Why so Bubbly Bub?
In 1966, Don Ho had an international hit with the song “Tiny Bubbles”. After playing it about 1,000 times, he, reportedly, confessed he hated the song. If you listen to it a few time through, you’d probably say the same thing. Then again, some people really do love that song. To them, we say, why so bubbly bub? Well, today there’s good reason: it’s national bubbly day. Time to drink up your champagne, cava, prosecco, Moscato di Asti, Franciacorta, Cremant, or whatever variation you have available.
We drink bubbles to celebrate momentous occasions. But, that is not how sparkling wines started. In fact, people despised bubbles. They were scared of them. Bubbles represented a flaw in the wine. Before the intentional introduction of carbonated wine, evil spirits and moon phases were blamed for ruining the wine. Ironically, Dom Perignon, the famous namesake of some of the world’s best loved champagne, originally tried to remove bubbles from wine. Bubbles caused bottles to explode, posing a serious risk to workers and customers alike. Over the years, better thicker bottles entered the market. And, Bubbles made lesser wines more desirable.
Early winemakers asked “Why so Bubbly Bub?”
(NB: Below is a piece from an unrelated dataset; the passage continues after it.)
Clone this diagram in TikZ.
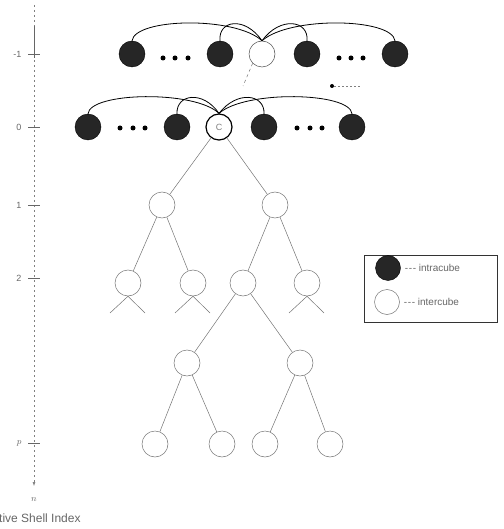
\documentclass[tikz,border=0pt]{standalone}
\usepackage{fontspec}
\setmainfont{Liberation Sans}
\usetikzlibrary{arrows.meta}
\newcommand{\tdash}{\mbox{-}\hspace{0.6pt}\mbox{-}\hspace{0.6pt}\mbox{-}}
\begin{document}
\begin{tikzpicture}[x=1pt,y=-1pt,
  dark/.style={circle, minimum size=26pt, inner sep=0pt, fill=black!85, draw=black},
  light/.style={circle, minimum size=26pt, inner sep=0pt, draw=black!55, line width=0.5pt},
  cnode/.style={circle, minimum size=26pt, inner sep=0pt, draw=black, line width=1.2pt, font=\small, text=black!50},
  tedge/.style={draw=black!55, line width=0.5pt},
  arcl/.style={draw=black, line width=0.8pt},
  ddot/.style={circle, fill=black, inner sep=0pt, minimum size=5pt},
  lbl/.style={font=\fontsize{9}{10}\selectfont, text=black!60},
  leglbl/.style={font=\fontsize{10}{12}\selectfont, text=black!60, inner sep=2pt},
  tick/.style={draw=black!60, line width=0.6pt}]
\useasboundingbox (0,0) rectangle (503,529);
% axis
\coordinate (ax0) at (34,5);
\coordinate (ax1) at (34,486);
\draw[black!50, line width=0.5pt, dash pattern=on 2pt off 3pt, -{Latex[length=4pt,width=3pt]}] (ax0) -- (ax1);
\draw[black!60, line width=0.6pt] (34,26) -- (34,58);
\foreach \yy/\tt in {54/{-1},127/{0},205/{1},278/{2},443/{$p$}}{
  \draw[tick] (28,\yy) -- (40,\yy);
  \node[lbl, anchor=east] at (25,\yy) {\tt};
}
\node[lbl] (nlab) at (34,500) {$n$};
\node[font=\fontsize{12}{14}\selectfont, text=black!60, inner sep=2pt, anchor=west] (axlab) at (-3,518) {tive Shell Index};
% level -1
\node[dark] (a1) at (132,54) {};
\node[dark] (a2) at (220,54) {};
\node[light, draw=black!70] (w1) at (262,54) {};
\node[dark] (a3) at (307,54) {};
\node[dark] (a4) at (395,54) {};
\foreach \xx in {163,175,188,339,351,363}{\node[ddot] at (\xx,58) {};}
\draw[arcl] (a1.north) .. controls (135,18) and (235,16) .. (w1.north);
\draw[arcl] (a2.north) .. controls (218,20) and (245,16) .. (w1.north);
\draw[arcl] (a3.north) .. controls (309,20) and (280,16) .. (w1.north);
\draw[arcl] (a4.north) .. controls (392,18) and (290,16) .. (w1.north);
\coordinate (wend) at (243,86);
\draw[tedge, dashed] (w1.south west) -- (wend);
% small mark
\node[circle, fill=black, inner sep=0pt, minimum size=4pt] (mk) at (332,86) {};
\coordinate (mkend) at (360,86);
\draw[black!50, line width=0.4pt, dash pattern=on 2pt off 2pt] (mk) -- (mkend);
% level 0
\node[dark] (b1) at (88,127) {};
\node[dark] (b2) at (177,127) {};
\node[cnode] (c) at (219,127) {C};
\node[dark] (b3) at (264,127) {};
\node[dark] (b4) at (352,127) {};
\foreach \xx in {120,133,145,297,310,322}{\node[ddot] at (\xx,128) {};}
\draw[arcl] (b1.north) .. controls (90,92) and (195,90) .. (c.north);
\draw[arcl] (b2.north) .. controls (176,94) and (203,90) .. (c.north);
\draw[arcl] (b3.north) .. controls (265,94) and (237,90) .. (c.north);
\draw[arcl] (b4.north) .. controls (350,92) and (245,90) .. (c.north);
% tree
\node[light] (l1a) at (162,205) {};
\node[light] (l1b) at (275,205) {};
\node[light] (l2a) at (128,283) {};
\node[light] (l2b) at (193,283) {};
\node[light] (l2c) at (243,283) {};
\node[light] (l2d) at (307,283) {};
\node[light] (l3a) at (187,363) {};
\node[light] (l3b) at (300,363) {};
\node[light] (l4a) at (155,444) {};
\node[light] (l4b) at (222,444) {};
\node[light] (l4c) at (265,444) {};
\node[light] (l4d) at (330,444) {};
\draw[tedge] (c) -- (l1a);
\draw[tedge] (c) -- (l1b);
\draw[tedge] (l1a) -- (l2a);
\draw[tedge] (l1a) -- (l2b);
\draw[tedge] (l1b) -- (l2c);
\draw[tedge] (l1b) -- (l2d);
\draw[tedge] (l2c) -- (l3a);
\draw[tedge] (l2c) -- (l3b);
\draw[tedge] (l3a) -- (l4a);
\draw[tedge] (l3a) -- (l4b);
\draw[tedge] (l3b) -- (l4c);
\draw[tedge] (l3b) -- (l4d);
% stubs
\foreach \n/\xx in {l2a/128,l2b/193,l2d/307}{
  \coordinate (\n L) at (\xx-18,313);
  \coordinate (\n R) at (\xx+17,313);
  \draw[tedge] (\n.south) -- (\n L);
  \draw[tedge] (\n.south) -- (\n R);
}
% legend
\node[draw=black!80, line width=0.6pt, minimum width=133pt, minimum height=67pt, inner sep=0pt] (leg) at (430.5,288.5) {};
\node[dark, minimum size=25pt] (ld) at (388,268) {};
\node[light, minimum size=25pt] (ll) at (387,302) {};
\node[leglbl, anchor=west] (lt1) at ([xshift=2pt]ld.east) {\tdash\ intracube};
\node[leglbl, anchor=west] (lt2) at ([xshift=2pt]ll.east) {\tdash\ intercube};
\end{tikzpicture}
\end{document}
Greek and Roman literature mention sparkling wines. But, they had no idea how it happened. So, just like they created gods for every occasion, bubbles in the wine had to come from Deus Ex Machina. By the middle ages, bubbles were merely a fault in wine-making. Even in the famed champagne region, bubbles were despised. They didn’t understand how or why it happened. But, the British figured it out in the 1600’s. At that time, they imported a lot of wine in casks. Local wine merchants would bottle the wine. They discovered that adding sugar to each bottle created carbonation. It’s the same concept as beer making. Realizing the added carbonation puts pressure on the bottles they made thicker bottles.
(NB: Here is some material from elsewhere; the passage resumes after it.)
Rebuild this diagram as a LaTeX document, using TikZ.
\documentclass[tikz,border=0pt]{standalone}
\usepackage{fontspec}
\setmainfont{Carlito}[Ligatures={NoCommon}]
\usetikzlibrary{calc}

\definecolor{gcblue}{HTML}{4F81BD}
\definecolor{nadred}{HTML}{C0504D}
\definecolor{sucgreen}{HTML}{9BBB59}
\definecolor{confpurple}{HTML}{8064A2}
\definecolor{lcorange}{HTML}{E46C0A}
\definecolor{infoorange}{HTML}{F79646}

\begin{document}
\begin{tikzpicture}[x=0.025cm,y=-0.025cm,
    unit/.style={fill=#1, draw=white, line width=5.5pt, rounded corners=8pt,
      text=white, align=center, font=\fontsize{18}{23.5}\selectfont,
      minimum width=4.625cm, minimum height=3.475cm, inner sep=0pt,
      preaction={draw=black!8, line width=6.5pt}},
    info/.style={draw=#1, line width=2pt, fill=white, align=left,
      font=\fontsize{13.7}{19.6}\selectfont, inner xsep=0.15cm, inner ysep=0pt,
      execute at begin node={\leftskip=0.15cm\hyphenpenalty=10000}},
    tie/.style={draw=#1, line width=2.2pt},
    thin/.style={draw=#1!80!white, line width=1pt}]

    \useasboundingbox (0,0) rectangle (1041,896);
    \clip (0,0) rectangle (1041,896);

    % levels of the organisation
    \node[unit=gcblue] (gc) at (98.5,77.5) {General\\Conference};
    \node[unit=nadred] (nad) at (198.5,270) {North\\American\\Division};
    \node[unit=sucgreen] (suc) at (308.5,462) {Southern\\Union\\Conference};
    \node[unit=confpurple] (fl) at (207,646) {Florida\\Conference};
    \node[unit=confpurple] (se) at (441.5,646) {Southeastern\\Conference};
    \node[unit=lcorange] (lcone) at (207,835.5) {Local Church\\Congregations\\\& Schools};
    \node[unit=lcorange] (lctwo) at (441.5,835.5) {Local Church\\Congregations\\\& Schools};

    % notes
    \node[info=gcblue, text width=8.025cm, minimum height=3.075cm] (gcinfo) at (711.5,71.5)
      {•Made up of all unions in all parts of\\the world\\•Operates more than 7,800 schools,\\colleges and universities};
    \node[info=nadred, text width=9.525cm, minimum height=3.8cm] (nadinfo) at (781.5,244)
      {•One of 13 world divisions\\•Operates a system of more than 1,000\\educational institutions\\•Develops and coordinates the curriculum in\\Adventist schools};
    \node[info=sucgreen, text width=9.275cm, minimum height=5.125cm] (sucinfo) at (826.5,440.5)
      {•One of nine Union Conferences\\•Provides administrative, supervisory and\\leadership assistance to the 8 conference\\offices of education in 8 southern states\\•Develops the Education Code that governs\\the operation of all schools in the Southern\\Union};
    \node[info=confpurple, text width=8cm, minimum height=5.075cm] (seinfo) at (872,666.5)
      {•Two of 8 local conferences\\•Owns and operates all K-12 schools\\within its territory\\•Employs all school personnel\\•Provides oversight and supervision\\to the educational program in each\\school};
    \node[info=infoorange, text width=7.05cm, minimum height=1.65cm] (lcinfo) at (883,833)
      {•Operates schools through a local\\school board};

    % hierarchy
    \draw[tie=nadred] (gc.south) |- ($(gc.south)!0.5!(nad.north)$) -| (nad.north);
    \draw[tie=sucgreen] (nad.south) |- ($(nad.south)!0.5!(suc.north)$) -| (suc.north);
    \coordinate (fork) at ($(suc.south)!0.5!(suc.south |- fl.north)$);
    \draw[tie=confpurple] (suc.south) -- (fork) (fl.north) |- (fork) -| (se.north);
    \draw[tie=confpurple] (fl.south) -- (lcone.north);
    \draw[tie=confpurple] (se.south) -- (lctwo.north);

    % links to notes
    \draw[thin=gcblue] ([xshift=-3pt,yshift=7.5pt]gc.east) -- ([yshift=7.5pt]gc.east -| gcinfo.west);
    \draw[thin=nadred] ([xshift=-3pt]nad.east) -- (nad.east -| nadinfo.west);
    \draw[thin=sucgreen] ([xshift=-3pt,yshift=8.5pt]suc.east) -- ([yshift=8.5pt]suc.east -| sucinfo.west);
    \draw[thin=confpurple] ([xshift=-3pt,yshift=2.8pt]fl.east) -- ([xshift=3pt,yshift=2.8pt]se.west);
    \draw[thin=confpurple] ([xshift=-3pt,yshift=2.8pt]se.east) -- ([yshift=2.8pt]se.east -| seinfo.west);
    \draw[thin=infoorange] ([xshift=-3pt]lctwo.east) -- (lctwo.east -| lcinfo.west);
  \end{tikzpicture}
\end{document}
Before long, winemakers in the Champagne region adopted the method, and raised it to the height of perfection. Additionally, they found the sugar masked inferior wines. So, the earlier versions of champagne were super sweet. They contained more sugar than coca Cola. Veuve Cliquot developed the first “Brut” Champagne because wine is supposed to be dry. So, today, most champagne is Brut. But, you can still get semi-sweet and Doux. Thanks to their embrace of Bubbles, champagne is now synonymous with sparkling wine. Despite being a lesser grape region than Burgundy or Bordeaux, Champagne is possibly more famous than these regions.
Champagne by any other name
While champagne is the name everyone associates with Sparkling wines, it is by no means the only sparkler out there. Champagne simply means the wine was made in the Champagne region of France. But, you can travel just a short journey away to Cremant or Languedoc and find great quality sparklers. And, most of them cost far less. You are paying for the name.
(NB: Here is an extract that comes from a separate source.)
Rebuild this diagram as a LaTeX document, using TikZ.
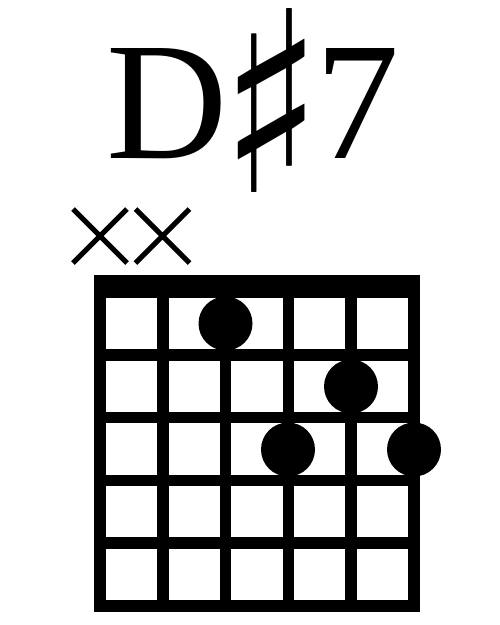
\documentclass[tikz,border=0pt]{standalone}
\usepackage{fontspec}
\setmainfont{Liberation Serif}
\newfontfamily\symfont{DejaVu Sans}

\begin{document}
\begin{tikzpicture}[x=1pt, y=-1pt,
    fretline/.style={line width=11.5pt},
    fingerdot/.style={fill=black},
    mutedmark/.style={line width=5pt}]
  \useasboundingbox (0,0) rectangle (500,625);

  % chord name
  \node[anchor=base west, inner sep=0pt, font=\fontsize{168}{168}\selectfont] (title) at (106,158)
    {D\kern-7pt\raisebox{-34pt}{\resizebox*{102pt}{184pt}{\raisebox{\depth}{\symfont\bfseries ♯}}}\kern-7pt 7};

  % nut and grid
  \fill (94,275) rectangle (420,298);
  \foreach \s in {0,...,5}
    \draw[fretline] (100+\s*62.8,275) -- (100+\s*62.8,612);
  \foreach \f in {1,...,5}
    \draw[fretline] (94,292+\f*62.8) -- (420,292+\f*62.8);

  % muted strings
  \foreach \s in {0,1}
    \draw[mutedmark] (73+\s*62.5,209) -- (127+\s*62.5,263)
                     (73+\s*62.5,263) -- (127+\s*62.5,209);

  % fingers
  \foreach \x/\y in {225.5/323.5, 351/386.5, 288/449.5, 414/449.5}
    \fill[fingerdot] (\x,\y) circle (27);
\end{tikzpicture}
\end{document}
And, don’t think the French have the corner on the market. Sparklers come from all over the world. In fact, National Bubbly day was created by the Freixenet company. They are famous for Cava which is a Spanish version of sparkling wine. And, of course, there is prosecco (an Italian version). Still, there are multiple regions even in Italy. There is Moscato, Spumante, Franciacorta, trentodoc, and more.
While most sparkling wines are white, there are other options. Pink or rose versions abound. And, there are a few red sparklers out there too. Lambrusco and Barbera have some great red sparkling wines. Also, Australia produces some killer sparkling Shyraz. So, for those red wine drinkers who think whites and sparkling wines are inferior, perhaps it’s time you take another look. While bubbles were originally used to cover up imperfections, modern producers strive for quality and complexity. There’s no need to say, Why so Bubbly Bub.
Straight or mixed?
While Bubbles are fine on their own, the brunch crowd can’t help but mix it with other things. A nice Mimosa or Poinsettia (Champagne and Cranberry) always hit the spot. But there’s so much more you can do with a sparkling wine. Here are a few ideas:
- Aperol Spritz: 2 parts Aperol, 3 parts Sparkling wine, a Splash of Club soda, garnish with orange
- Air Mail: 2 oz Golden Rum, 5 oz Sparkling wine, 1 tsp Honey, 1/2 oz Lime Juice
- Death in the Afternoon (made famous by Ernest Hemingway): 2 Oz Absynthe, 5 oz Iced Brut champagne (The Iced champagne mixes with the absynthe to create a cloudy drink)
- Bellini: 2 parts Sparkling Wine, 1 Part peach puree. garnish with peaches. Try adding a little Grand Marnier for a nice kick.
No matter what you do with it, savor the experience. As you can see, sparkling wine isn’t just for New Year’s eve. You can drink it anytime. There’s no reason to say Why so bubbly bub.